Phil Spector, whose “Wall of Sound” method in the studio made waves in the 1960s and forever changed the rock music was recorded, has died at age 81, per reports Sunday morning. He passed from natural causes while in prison, where he had been since being convicted in 2009 for the murder of actress Lana Clarkson.
After that 2009 retrial, Spector had been sentenced to 19 years to life in prison.
His death was announced by the California Department of Corrections and Rehabilitation, which stated in a press release:
STOCKTON – California Health Care Facility inmate Phillip Spector, 80, was pronounced deceased of natural causes at 6:35 p.m. on Saturday, January 16, 2021, at an outside hospital. His official cause of death will be determined by the medical examiner in the San Joaquin County Sheriff’s Office.
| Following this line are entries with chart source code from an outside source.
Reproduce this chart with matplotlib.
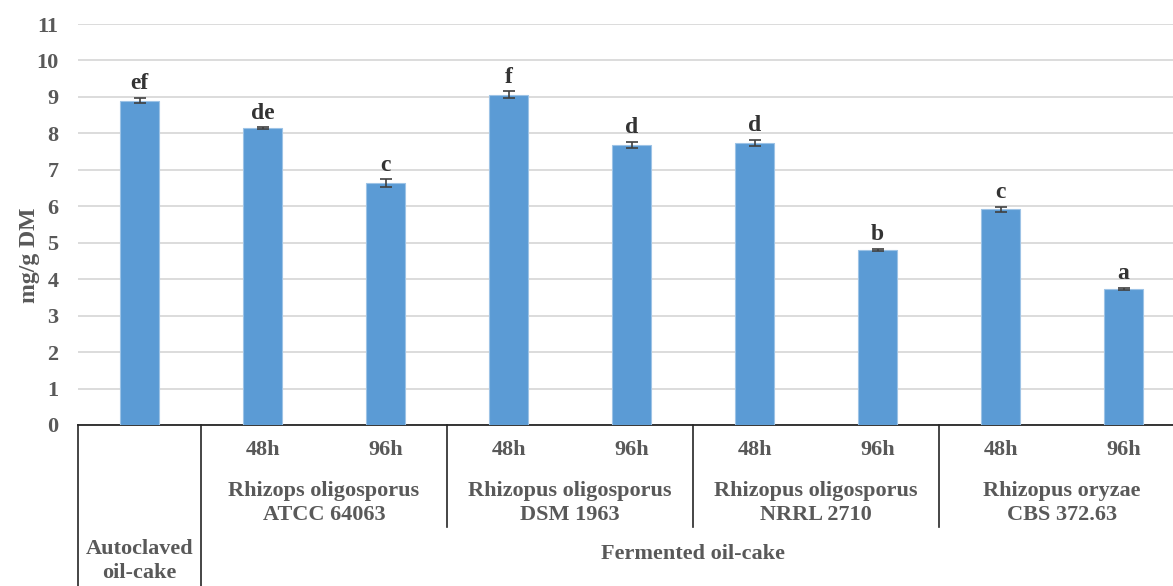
import matplotlib.pyplot as plt
from matplotlib.transforms import blended_transform_factory

# ---- data ----
values = [8.90, 8.15, 6.64, 9.06, 7.68, 7.74, 4.80, 5.92, 3.73]
errors = [0.07, 0.02, 0.10, 0.09, 0.09, 0.08, 0.03, 0.07, 0.04]
letters = ["ef", "de", "c", "f", "d", "d", "b", "c", "a"]
times = ["", "48h", "96h", "48h", "96h", "48h", "96h", "48h", "96h"]
strains = ["Rhizops oligosporus\nATCC 64063", "Rhizopus oligosporus\nDSM 1963",
           "Rhizopus oligosporus\nNRRL 2710", "Rhizopus oryzae\nCBS 372.63"]
groups = ["Autoclaved\noil-cake", "Fermented oil-cake"]

plt.rcParams['font.family'] = ['Liberation Serif', 'DejaVu Serif']
GREY = '#595959'
BAR = '#5B9BD5'
FS = 16

W, H = 1173, 586
fig = plt.figure(figsize=(W / 100, H / 100), dpi=100)

# axes in pixel terms: left 78, right runs past the crop, y0 at 425, y11 at 24
left, right, top, bottom = 78, 1185, 24, 425
ax = fig.add_axes([left / W, (H - bottom) / H, (right - left) / W, (bottom - top) / H])

x = list(range(len(values)))
ax.bar(x, values, width=0.31, color=BAR, edgecolor='#9DC3E6', linewidth=0.8, zorder=3)
ax.errorbar(x, values, yerr=errors, fmt='none', ecolor='#404040', elinewidth=1.2,
            capsize=4, capthick=1.2, zorder=4)
for xi, v, e, s in zip(x, values, errors, letters):
    ax.text(xi, v + e + 0.1, s, ha='center', va='bottom', fontsize=17,
            fontweight='bold', color='#333333')

ax.set_xlim(-0.5, 8.5)
ax.set_ylim(0, 11)
ax.set_yticks(range(0, 12))
ax.set_yticklabels([str(i) for i in range(0, 12)], fontsize=FS, fontweight='bold', color=GREY)
ax.tick_params(axis='y', length=0, pad=14)
ax.set_xticks([])
ax.grid(axis='y', color='#D9D9D9', linewidth=1.3, zorder=0)
for sp in ['top', 'right', 'left']:
    ax.spines[sp].set_visible(False)
ax.spines['bottom'].set_color('#262626')
ax.spines['bottom'].set_linewidth(1.3)

# table-like category axis below the plot
trans = blended_transform_factory(ax.transData, ax.transAxes)
span = bottom - top

def ay(py):
    return (bottom - py) / span

for xv, ybot in [(-0.5, 600), (0.5, 600), (2.5, 527), (4.5, 527), (6.5, 527)]:
    ax.plot([xv, xv], [0, ay(ybot)], transform=trans, color='#262626',
            linewidth=1.2, clip_on=False)

for xi, t in zip(x, times):
    if t:
        ax.text(xi, ay(450), t, transform=trans, ha='center', va='center',
                fontsize=FS, fontweight='bold', color=GREY)
for i, s in enumerate(strains):
    ax.text(1.5 + 2 * i, ay(503), s, transform=trans, ha='center', va='center',
            fontsize=FS, fontweight='bold', color=GREY, linespacing=1.3)
ax.text(0, ay(561), groups[0], transform=trans, ha='center', va='center',
        fontsize=FS, fontweight='bold', color=GREY, linespacing=1.25)
ax.text(4.5, ay(554), groups[1], transform=trans, ha='center', va='center',
        fontsize=FS, fontweight='bold', color=GREY)

fig.text(30 / W, 1 - 255 / H, "mg/g DM", rotation=90, ha='center', va='center',
         fontsize=17, fontweight='bold', color=GREY)

fig.savefig('out.png', dpi=100)
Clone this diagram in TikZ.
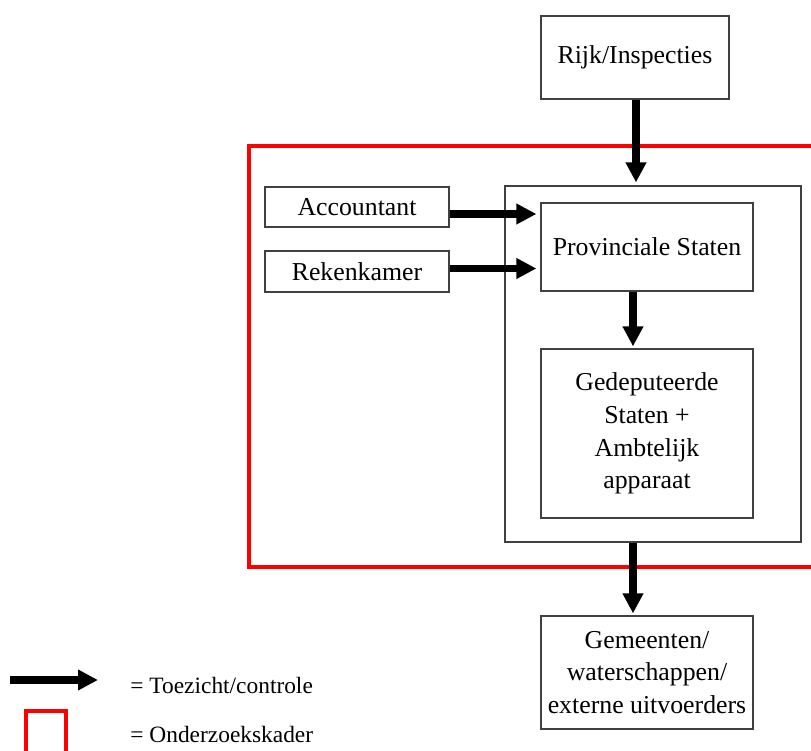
\documentclass[tikz,border=0pt]{standalone}
\usepackage{fontspec}
\setmainfont{Liberation Serif}
\usetikzlibrary{positioning}
\usetikzlibrary{arrows.meta}

\tikzset{
  box/.style={draw=black!75, line width=0.6pt, align=center, inner sep=0pt,
    font=\fontsize{12.9}{16.3}\selectfont},
  ctrl/.style={line width=3.6pt, -{Triangle[length=10pt,width=9.8pt]}},
  frame/.style={draw=red, line width=1.6pt},
  legend/.style={anchor=west, inner sep=0pt, font=\fontsize{11.7}{13}\selectfont}
}

\begin{document}
\begin{tikzpicture}[x=0.5pt,y=-0.5pt]
  \useasboundingbox (0,0) rectangle (811,751);
  \clip (0,0) rectangle (811,751);
  % research frame, open to the right
  \draw[frame] (249,146) rectangle (840,567);
  \node[box, minimum width=94pt, minimum height=41.5pt] (rijk) at (635,57.5) {Rijk/Inspecties};
  \node[box, minimum width=148pt, minimum height=178pt] (outer) at (653,364) {};
  \node[box, minimum width=92pt, minimum height=20pt] (acc) at (357,207) {Accountant};
  \node[box, minimum width=92pt, minimum height=20.5pt] (rek) at (357,271.5) {Rekenkamer};
  \node[box, minimum width=106pt, minimum height=44pt] (ps) at (647,247) {Provinciale Staten};
  \node[box, minimum width=106pt, minimum height=84.5pt] (gs) at (647,433.5)
    {Gedeputeerde\\Staten +\\Ambtelijk\\apparaat};
  \node[box, minimum width=106pt, minimum height=56.5pt] (gem) at (647,672.5)
    {Gemeenten/\\waterschappen/\\externe uitvoerders};
  % toezicht arrows
  \draw[ctrl] ([xshift=0.5pt]rijk.south) -- ([xshift=0.5pt,yshift=1.5pt]rijk.south |- outer.north);
  \draw[ctrl] ([yshift=-3.5pt]acc.east) -- ([xshift=-2pt,yshift=-3.5pt]acc.east -| ps.west);
  \draw[ctrl] ([yshift=1.5pt]rek.east) -- ([xshift=-2pt,yshift=1.5pt]rek.east -| ps.west);
  \draw[ctrl] ([xshift=-7pt]ps.south) -- ([xshift=-7pt,yshift=1pt]ps.south |- gs.north);
  \draw[ctrl] ([xshift=-10pt]outer.south) -- ([xshift=-7pt,yshift=1pt]gem.north);
  % legend
  \coordinate (la) at (10,680);
  \coordinate (lb) at (98,680);
  \draw[ctrl] (la) -- (lb);
  \node[legend] (lctrl) at (130,685) {= Toezicht/controle};
  \draw[frame] (26,711) rectangle (66,780);
  \node[legend] (lkader) at (130,734) {= Onderzoekskader};
\end{tikzpicture}
\end{document}
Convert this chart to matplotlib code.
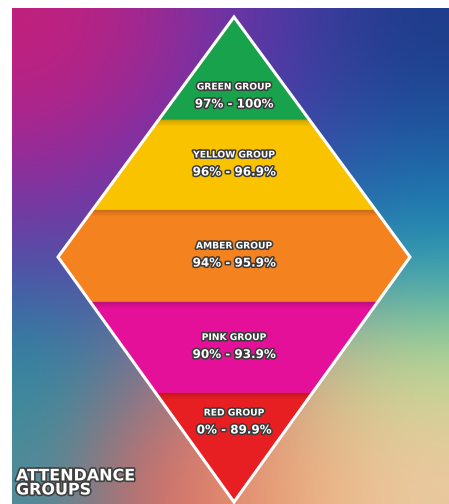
import numpy as np
import matplotlib.pyplot as plt
import matplotlib.patheffects as pe
from matplotlib.patches import Polygon
from matplotlib.colors import to_rgb

# attendance bands, top to bottom
groups = ["GREEN GROUP", "YELLOW GROUP", "AMBER GROUP", "PINK GROUP", "RED GROUP"]
ranges = ["97% - 100%", "96% - 96.9%", "94% - 95.9%", "90% - 93.9%", "0% - 89.9%"]
colors = ["#19a24c", "#f9c300", "#f4821f", "#e5109a", "#e71f22"]
title = "ATTENDANCE\nGROUPS"

# layout (pixels)
W, H = 449, 504
top, left, right, bottom = (234, 17), (58, 257), (410, 257), (234, 502)
edges = [17, 120, 210, 302, 393, 502]

# background colour anchors (rows top->bottom, cols left->right)
bg = [
    ["#c2207c", "#a5288f", "#6c34a8", "#3c3c9e", "#1e3c8a"],
    ["#9a2a9a", "#7c30a8", "#5a3ab0", "#3052a8", "#1f62a8"],
    ["#5248aa", "#5048a8", "#4a60b0", "#2a84b2", "#1f98b8"],
    ["#2a8aa0", "#6a7a98", "#c07c80", "#c8c090", "#b8dc8c"],
    ["#4e8c9a", "#d06868", "#e48a6c", "#ecb484", "#ecc8a0"],
]

fig = plt.figure(figsize=(W / 100, H / 100), dpi=100, facecolor="white")
ax = fig.add_axes([0, 0, 1, 1])
ax.set_xlim(0, W)
ax.set_ylim(H, 0)
ax.axis("off")

img = np.array([[to_rgb(c) for c in row] for row in bg])
ax.imshow(img, extent=(12, W, H, 8), interpolation="bicubic", aspect="auto", zorder=0)

diamond = Polygon([top, right, bottom, left], closed=True, facecolor="none",
                  edgecolor="white", lw=2.2, zorder=5)
ax.add_patch(diamond)
clip = Polygon([top, right, bottom, left], closed=True, transform=ax.transData)

for i, c in enumerate(colors):
    y0, y1 = edges[i], edges[i + 1]
    band = ax.axhspan(y0, y1, color=c, zorder=2)
    band.set_clip_path(clip)
    if i > 0:
        # soft shadow from the band above
        for k in range(6):
            s = ax.axhspan(y0 + k, y0 + k + 1, color="black", alpha=0.16 * (1 - k / 6), lw=0, zorder=3)
            s.set_clip_path(clip)

stroke = [pe.withStroke(linewidth=2.2, foreground="#3a3a3a")]
for i, (g, r) in enumerate(zip(groups, ranges)):
    y0, y1 = edges[i], edges[i + 1]
    if i == 0:
        yc = 95
    elif i == len(groups) - 1:
        yc = 421
    else:
        yc = (y0 + y1) / 2 - 2
    ax.text(234, yc - 8, g, ha="center", va="center", color="white", fontsize=6.6,
            fontweight="bold", path_effects=stroke, zorder=6)
    ax.text(234, yc + 9, r, ha="center", va="center", color="white", fontsize=8.6,
            fontweight="bold", path_effects=stroke, zorder=6)

ax.text(16, 483, title, ha="left", va="center", color="white", fontsize=11.5,
        fontweight="bold", linespacing=0.92,
        path_effects=[pe.withStroke(linewidth=2.4, foreground="#404040")], zorder=6)

fig.savefig("out.png", dpi=100, facecolor="white")
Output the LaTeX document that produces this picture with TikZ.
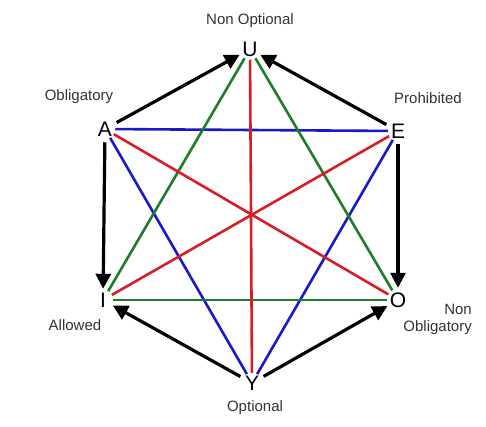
\documentclass[tikz,border=0pt]{standalone}
\usepackage{fontspec}
\setmainfont{Liberation Sans}
\usetikzlibrary{arrows.meta}
\definecolor{cblue}{RGB}{25,25,200}
\definecolor{cred}{RGB}{215,30,40}
\definecolor{cgreen}{RGB}{30,125,40}
\begin{document}
\begin{tikzpicture}[x=1pt,y=-1pt,
  vtx/.style={circle,inner sep=0pt,minimum size=20pt,font=\fontsize{21}{23}\selectfont},
  lbl/.style={font=\fontsize{15}{17}\selectfont,text=black!80,inner sep=0pt},
  cl/.style={line width=2.6pt},
  arr/.style={line width=3.2pt,-{Triangle[length=15pt,width=15pt]},shorten <=3pt,shorten >=1pt}]
\useasboundingbox[fill=white] (0,0) rectangle (486,426);
\node[vtx] (U) at (250,49) {U};
\node[vtx] (A) at (105,129) {A};
\node[vtx] (E) at (398,131) {E};
\node[vtx] (I) at (103,300) {I};
\node[vtx] (O) at (398,300) {O};
\node[vtx] (Y) at (252,383) {Y};
\node[lbl] (nU) at (250,21) {Non Optional};
\node[lbl] (nA) at (79,97) {Obligatory};
\node[lbl] (nE) at (428,98) {Prohibited};
\node[lbl] (nI) at (75,325) {Allowed};
\node[lbl,align=right,anchor=east] (nO) at (472,319) {Non\\Obligatory};
\node[lbl] (nY) at (255,408) {Optional};
% blue triangle
\draw[cl,cblue] (A) -- (E);
\draw[cl,cblue] (A) -- (Y);
\draw[cl,cblue] (E) -- (Y);
% green triangle
\draw[cl,cgreen] (U) -- (I);
\draw[cl,cgreen] (U) -- (O);
\draw[cl,cgreen] (I) -- (O);
% red diagonals
\draw[cl,cred] (A) -- (O);
\draw[cl,cred] (E) -- (I);
\draw[cl,cred] (U) -- (Y);
% black arrows
\draw[arr] (A) -- (U);
\draw[arr] (E) -- (U);
\draw[arr] (A) -- (I);
\draw[arr] (E) -- (O);
\draw[arr] (Y) -- (I);
\draw[arr] (Y) -- (O);
\end{tikzpicture}
\end{document}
Spector was admitted from Los Angeles County on June 5, 2009, for second-degree murder. He had been sentenced to 19 years to life for the shooting death of actress Lana Clarkson.
Before his incarceration, Spector was an influential record producer, musician and songwriter best known for developing a music production technique called the “wall of sound.”
Rolling Stone detailed Spector’s producing career in a lengthy obituary that touches on his working relationship with the Beatles, as well as some of the eccentricities that would come to exemplify him in the public eye:
But Spector’s productions were increasingly time-consuming and ambitious – some even said bloated. In 1966, the baroque pop epic he considered his masterpiece, Ike & Tina Turner’s “River Deep — Mountain High,” stalled at Number 88 in the U.S. (though it would hit Number Three in the U.K.) A resentful Spector secluded himself in his Hollywood mansion for two years, emerging only to appear briefly as a drug dealer in the classic counterculture film Easy Rider. In 1968, he married Ronnie Bennett; in her 1990 memoir, Be My Baby: How I Survived Mascara, Miniskirts, and Madness, or My Life as a Fabulous Ronette, she depicted Spector as an abusive husband prone to eccentric if not outright insane behavior.
Spector returned to the music world in 1969. A new Ronettes single, “You Came, You Saw, You Conquered,” flopped, but that same year he also released Sonny Charles and the Checkmates’ “Black Pearl,” a Number 13 hit. Now securely back in the production saddle, Spector hooked up with the Beatles. He produced John Lennon’s solo hit “Instant Karma!” and was given the task of creating an album out of the group’s abandoned Get Back sessions. The result was the Beatles final studio album, Let It Be.